Die sich immer mehr zuspitzende Nachfrage von Technologiefirmen nach Talenten wirkt sich negativ auf die Motivation zum Selbergründen aus – zumindest in den USA.

Selber gründen? (Bild: istockphoto)Eine aktuelle Umfrage auf TechCrunch stellte die Frage, für welches Startup die Leser am liebsten arbeiten würden. Gewonnen hat zwar die Antwort „mein eigenes“ – aber lediglich mit 21 Prozent. Dahinter folgen auf den Top-Five die Unternehmen Milk, Square, Twitter und Facebook.

Die Frage dahinter scheint für mich: Was sagt das Ergebnis über die Wünsche von Startuppern aus?

Ermutigend ist, dass Selbergründen die Topposition hat. Ich habe mich jedoch gefragt, warum trotzdem weniger als ein Viertel der Teilnehmer „ihr eigenes Ding“ favorisieren. Das mag zum Teil daran liegen, wie die Frage gestellt war – ein solcher Poll verleitet dazu, interessante Unternehmen zu wählen.
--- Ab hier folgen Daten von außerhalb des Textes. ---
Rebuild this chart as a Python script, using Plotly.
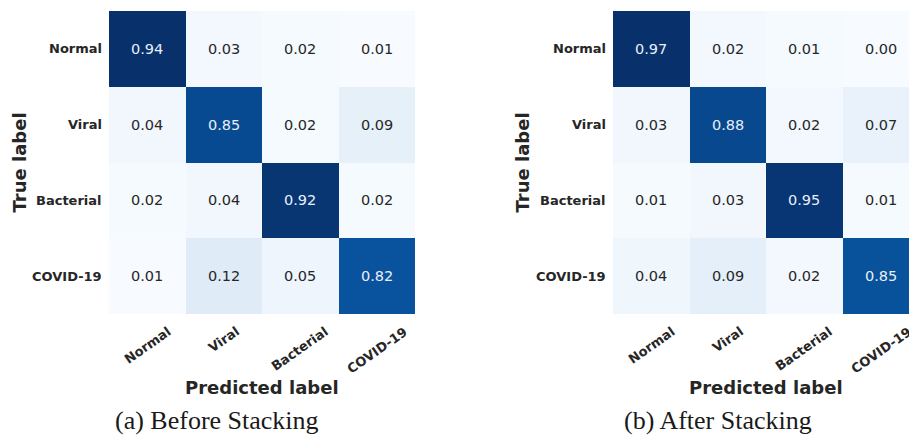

Nichtsdestotrotz: Hat der Gründungsenthusiasmus selbst bei den als besonders unternehmerisch geltenden Amerikanern abgenommen? Die genannten Firmen sind zweifellos höchst spannende und einflussreiche Unternehmen. Aber der Startup-Charakter von Kolossen wie Facebook oder Twitter ist längst passé. Hier haben wir es mit grossen, durchorganisierten Firmen zu tun, wo der Einzelne nur noch wenig bewegen kann. Auch wenn man nach wie vor eine andere Firmenkultur antreffen wird als bei einer Bank: Geht man hier an Bord, begibt man sich mehr oder weniger in ein klassisches Angestelltenverhältnis. Im Gegenzug tauscht man natürlich Unsicherheit gegen ein komfortables Einkommen, was zum Teil auch für Namen wie Square oder Milk gilt. Denn das ist neu: Mit dem aktuellen Boom können hoch bewertete Unternehmen, auch wenn sie erst ein Jahr im Geschäft sind, Saläre zahlen wie etablierte Firmen.

Meine Frage lautet: Sehen wir hier einen Kulturwandel einer bislang Startup-affinen Community zurück zu mehr Sicherheit und weniger Eigeninitiative? Oder hätte dieselbe Abstimmung vor ein, zwei Jahren ein ähnliches Resultat erzielt?

Dazu als Hintergrund eine kleine Übersicht der beiden anderen Topplatzierten, die hierzulande weniger bekannt sind:

Square ist das neue Venture des Twitter-Gründers Jack Dorsey, das im Mai 2011, lediglich 12 Monate nach der Gründung die astronomische Bewertung von rund einer Milliarde Dollar erhielt. Das kalifornische Startup vertreibt eine Bezahllösung für mobile Plattformen. Teil davon ist ein Kreditkartenlesegerät für Smartphones, mit dem auch unterwegs Transaktionen verbucht werden können.

Milk Inc. ist das momentan vermutlich am stärksten gehypte US-Startup. Als eine neue Form von Startup-Inkubator, eine Art Entwicklungslabor will hier ein festes Team rund um die Serienunternehmer und Digg-Alumnis Kevin Rose und Daniel Burka Webapps produzieren. In welche Richtung das genau gehen soll, ist noch unklar. Die Gründer liessen bislang nur verlauten, dass man sich auf disruptive und innovative Apps konzentrieren werde. Als erste App soll Oink eine Art soziales Ratingtool werden. Die Geheimniskrämerei um Milk ist sicherlich Programm: Bei dem aktuellen Kampf um Programmiertalente in den USA mag das Schüren von Neugier und im Vorfeld eine Methode sein, an gute Leute zu kommen – die offensichtlich auch funktioniert.